DIRECTIVE:
Copy every line of the following data that includes the string "matplotlib".

──────── LISTED RECORDS

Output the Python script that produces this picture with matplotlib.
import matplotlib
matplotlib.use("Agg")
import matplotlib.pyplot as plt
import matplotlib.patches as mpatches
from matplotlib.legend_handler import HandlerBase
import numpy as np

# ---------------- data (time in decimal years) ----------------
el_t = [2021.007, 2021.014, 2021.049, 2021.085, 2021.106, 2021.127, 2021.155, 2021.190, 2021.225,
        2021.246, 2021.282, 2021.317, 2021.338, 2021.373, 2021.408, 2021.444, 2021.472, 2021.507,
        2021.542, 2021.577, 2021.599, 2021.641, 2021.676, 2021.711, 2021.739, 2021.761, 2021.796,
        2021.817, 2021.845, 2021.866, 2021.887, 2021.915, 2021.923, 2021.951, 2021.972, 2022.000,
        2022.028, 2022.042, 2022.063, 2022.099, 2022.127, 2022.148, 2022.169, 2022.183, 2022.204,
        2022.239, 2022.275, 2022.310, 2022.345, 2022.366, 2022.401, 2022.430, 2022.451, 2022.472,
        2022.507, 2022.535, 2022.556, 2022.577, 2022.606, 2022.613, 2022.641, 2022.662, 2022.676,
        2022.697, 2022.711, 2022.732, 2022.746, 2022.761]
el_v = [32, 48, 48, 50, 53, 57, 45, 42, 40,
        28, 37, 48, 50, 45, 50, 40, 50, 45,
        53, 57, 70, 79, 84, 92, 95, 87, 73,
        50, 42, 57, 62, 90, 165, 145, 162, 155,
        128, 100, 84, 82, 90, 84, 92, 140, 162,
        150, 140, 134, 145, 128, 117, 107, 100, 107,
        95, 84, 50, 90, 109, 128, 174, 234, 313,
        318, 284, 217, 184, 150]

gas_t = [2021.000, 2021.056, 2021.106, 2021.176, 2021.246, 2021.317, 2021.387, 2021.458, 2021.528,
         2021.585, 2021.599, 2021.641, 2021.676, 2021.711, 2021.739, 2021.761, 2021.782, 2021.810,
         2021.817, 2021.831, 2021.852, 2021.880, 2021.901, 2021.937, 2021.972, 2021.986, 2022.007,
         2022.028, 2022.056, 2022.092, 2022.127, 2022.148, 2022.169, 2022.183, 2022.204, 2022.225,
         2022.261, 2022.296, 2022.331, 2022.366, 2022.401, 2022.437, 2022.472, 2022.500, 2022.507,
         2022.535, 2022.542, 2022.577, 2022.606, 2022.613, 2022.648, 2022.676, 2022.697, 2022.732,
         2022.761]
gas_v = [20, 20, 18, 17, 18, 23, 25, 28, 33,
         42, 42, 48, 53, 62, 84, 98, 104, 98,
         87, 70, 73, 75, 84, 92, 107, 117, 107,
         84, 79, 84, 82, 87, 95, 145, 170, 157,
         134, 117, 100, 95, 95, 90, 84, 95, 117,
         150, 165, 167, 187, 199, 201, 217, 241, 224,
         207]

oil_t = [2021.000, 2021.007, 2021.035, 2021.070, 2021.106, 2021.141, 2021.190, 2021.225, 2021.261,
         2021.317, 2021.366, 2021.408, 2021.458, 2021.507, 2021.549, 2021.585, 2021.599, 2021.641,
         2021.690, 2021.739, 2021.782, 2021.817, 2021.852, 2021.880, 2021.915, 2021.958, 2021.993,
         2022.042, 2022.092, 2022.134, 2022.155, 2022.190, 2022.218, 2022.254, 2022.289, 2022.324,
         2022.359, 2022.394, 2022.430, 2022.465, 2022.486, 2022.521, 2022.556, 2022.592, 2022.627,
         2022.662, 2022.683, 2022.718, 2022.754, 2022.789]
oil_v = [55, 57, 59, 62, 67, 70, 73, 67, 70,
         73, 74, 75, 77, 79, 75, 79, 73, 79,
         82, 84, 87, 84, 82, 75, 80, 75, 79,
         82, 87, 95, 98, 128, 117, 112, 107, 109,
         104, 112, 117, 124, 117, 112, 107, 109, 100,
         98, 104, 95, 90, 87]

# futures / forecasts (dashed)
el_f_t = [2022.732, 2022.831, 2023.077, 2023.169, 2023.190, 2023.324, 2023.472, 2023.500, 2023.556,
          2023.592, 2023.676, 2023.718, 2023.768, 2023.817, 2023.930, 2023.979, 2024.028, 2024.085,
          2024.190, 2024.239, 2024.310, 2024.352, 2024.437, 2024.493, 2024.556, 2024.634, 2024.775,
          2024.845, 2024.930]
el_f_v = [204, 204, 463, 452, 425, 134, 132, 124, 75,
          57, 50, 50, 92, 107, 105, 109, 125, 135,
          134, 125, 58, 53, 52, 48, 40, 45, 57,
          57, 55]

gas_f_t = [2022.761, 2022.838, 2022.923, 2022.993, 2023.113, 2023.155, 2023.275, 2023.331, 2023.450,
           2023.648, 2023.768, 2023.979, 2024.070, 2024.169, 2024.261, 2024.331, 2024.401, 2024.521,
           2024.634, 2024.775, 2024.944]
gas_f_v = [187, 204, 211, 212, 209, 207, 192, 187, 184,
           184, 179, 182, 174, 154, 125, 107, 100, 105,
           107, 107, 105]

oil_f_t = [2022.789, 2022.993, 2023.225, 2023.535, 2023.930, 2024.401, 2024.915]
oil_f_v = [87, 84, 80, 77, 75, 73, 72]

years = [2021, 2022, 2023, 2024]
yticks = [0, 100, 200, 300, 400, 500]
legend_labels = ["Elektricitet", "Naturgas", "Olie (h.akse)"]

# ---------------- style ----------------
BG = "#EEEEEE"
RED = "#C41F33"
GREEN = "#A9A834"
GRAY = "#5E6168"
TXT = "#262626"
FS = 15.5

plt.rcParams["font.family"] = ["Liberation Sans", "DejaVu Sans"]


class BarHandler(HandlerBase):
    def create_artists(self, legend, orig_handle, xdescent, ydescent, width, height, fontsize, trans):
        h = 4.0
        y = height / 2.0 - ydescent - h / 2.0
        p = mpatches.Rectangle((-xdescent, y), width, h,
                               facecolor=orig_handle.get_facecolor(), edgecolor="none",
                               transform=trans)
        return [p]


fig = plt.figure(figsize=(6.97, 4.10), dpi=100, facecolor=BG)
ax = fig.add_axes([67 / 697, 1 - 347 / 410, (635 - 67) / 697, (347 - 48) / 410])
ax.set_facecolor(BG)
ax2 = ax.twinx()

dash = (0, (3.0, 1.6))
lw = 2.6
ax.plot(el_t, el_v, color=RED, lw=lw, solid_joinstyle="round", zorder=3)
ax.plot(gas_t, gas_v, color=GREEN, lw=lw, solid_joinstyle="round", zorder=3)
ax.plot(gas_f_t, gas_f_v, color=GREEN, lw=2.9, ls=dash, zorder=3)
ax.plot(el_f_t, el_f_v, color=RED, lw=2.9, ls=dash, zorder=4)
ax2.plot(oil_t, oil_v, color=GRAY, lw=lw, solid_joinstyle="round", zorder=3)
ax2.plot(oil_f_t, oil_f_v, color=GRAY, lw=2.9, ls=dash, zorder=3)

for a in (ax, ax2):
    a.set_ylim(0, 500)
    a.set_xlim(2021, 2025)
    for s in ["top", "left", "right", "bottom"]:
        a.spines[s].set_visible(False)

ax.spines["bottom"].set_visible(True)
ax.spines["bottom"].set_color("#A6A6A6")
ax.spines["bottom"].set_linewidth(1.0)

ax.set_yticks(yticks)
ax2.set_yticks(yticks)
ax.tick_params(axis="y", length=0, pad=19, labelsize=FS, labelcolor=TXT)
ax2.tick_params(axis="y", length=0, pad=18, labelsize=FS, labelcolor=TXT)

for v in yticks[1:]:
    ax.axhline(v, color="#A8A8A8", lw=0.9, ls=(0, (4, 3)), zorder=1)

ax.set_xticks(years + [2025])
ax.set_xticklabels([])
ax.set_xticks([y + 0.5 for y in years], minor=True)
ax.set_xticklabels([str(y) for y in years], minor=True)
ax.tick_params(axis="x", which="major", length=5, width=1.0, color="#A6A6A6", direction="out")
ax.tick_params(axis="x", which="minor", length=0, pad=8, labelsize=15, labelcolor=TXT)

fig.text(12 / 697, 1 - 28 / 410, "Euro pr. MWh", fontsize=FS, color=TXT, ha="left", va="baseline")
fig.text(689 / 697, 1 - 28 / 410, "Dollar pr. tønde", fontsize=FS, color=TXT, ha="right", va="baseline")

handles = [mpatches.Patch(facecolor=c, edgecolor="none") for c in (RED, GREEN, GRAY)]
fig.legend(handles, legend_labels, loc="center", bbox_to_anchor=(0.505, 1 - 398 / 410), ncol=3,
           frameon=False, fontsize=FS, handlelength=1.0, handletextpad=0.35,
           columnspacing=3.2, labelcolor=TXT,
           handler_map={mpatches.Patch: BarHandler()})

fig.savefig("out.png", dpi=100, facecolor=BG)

────────────────
──────── LISTED RECORDS

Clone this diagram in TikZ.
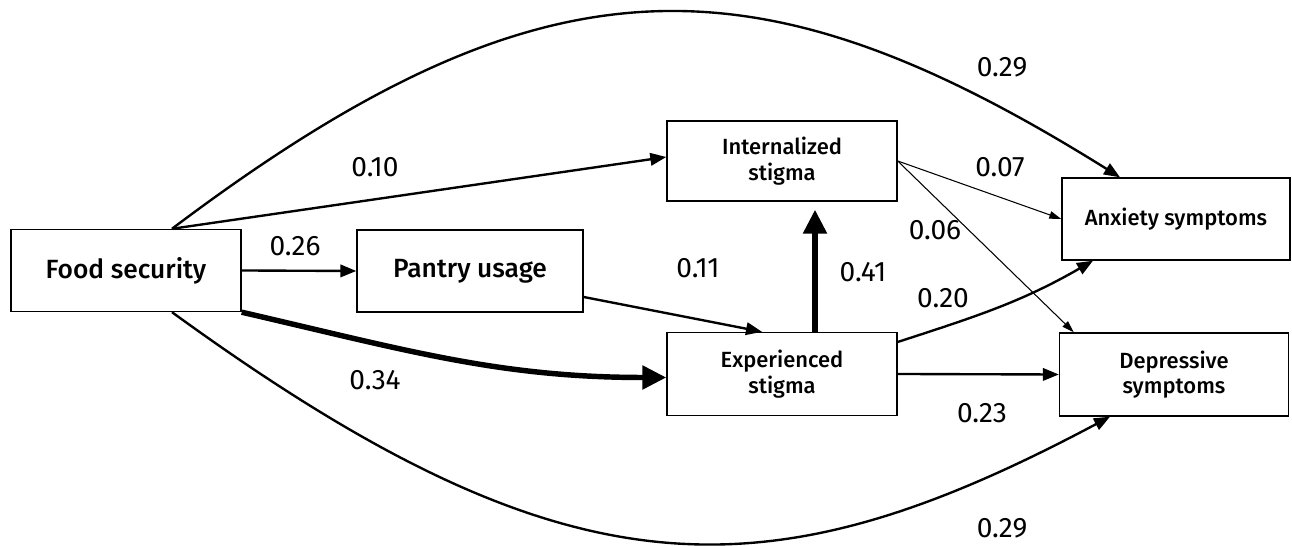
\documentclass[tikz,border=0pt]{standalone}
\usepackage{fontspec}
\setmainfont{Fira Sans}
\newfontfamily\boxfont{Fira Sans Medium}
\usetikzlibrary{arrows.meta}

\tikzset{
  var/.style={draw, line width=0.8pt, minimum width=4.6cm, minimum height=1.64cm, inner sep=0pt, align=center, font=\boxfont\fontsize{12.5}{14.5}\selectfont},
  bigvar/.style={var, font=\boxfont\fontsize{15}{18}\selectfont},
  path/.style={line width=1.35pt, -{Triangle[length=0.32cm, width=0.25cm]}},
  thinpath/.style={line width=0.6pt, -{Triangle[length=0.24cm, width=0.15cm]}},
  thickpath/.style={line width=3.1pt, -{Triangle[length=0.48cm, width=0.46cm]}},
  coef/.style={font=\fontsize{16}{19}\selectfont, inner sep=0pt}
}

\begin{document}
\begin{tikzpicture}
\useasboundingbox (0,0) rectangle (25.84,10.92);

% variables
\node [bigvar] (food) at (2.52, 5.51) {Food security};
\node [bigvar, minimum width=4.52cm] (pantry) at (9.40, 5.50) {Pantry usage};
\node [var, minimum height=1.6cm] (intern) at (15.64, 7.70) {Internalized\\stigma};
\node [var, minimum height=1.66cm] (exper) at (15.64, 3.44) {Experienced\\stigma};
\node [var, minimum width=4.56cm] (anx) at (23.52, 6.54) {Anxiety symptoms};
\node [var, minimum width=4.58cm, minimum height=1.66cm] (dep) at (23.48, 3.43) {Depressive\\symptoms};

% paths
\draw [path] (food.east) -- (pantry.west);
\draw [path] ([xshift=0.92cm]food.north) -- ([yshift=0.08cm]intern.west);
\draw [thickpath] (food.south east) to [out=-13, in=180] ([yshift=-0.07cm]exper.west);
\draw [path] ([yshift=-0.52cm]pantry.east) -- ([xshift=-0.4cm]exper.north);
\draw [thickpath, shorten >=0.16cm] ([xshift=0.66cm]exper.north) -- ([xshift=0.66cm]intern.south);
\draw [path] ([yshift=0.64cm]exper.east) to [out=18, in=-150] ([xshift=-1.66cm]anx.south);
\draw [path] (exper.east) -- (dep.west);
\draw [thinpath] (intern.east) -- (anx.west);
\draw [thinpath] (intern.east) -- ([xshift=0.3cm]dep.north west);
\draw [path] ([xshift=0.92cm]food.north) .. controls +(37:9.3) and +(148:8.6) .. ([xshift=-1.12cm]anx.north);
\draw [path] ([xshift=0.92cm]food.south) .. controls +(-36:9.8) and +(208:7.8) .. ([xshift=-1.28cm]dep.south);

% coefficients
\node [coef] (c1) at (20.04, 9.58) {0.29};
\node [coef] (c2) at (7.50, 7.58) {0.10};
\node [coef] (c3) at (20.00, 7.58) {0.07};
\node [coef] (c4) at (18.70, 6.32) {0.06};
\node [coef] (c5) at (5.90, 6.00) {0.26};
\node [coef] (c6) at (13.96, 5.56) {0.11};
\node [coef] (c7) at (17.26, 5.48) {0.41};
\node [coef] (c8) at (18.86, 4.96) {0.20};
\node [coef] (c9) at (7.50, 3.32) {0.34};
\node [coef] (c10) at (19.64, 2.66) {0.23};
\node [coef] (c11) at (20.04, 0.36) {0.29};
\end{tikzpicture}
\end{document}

────────────────

EXERCISE OUTPUT:
Output the Python script that produces this picture with matplotlib.
import matplotlib
matplotlib.use("Agg")
import matplotlib.pyplot as plt
import matplotlib.patches as mpatches
from matplotlib.legend_handler import HandlerBase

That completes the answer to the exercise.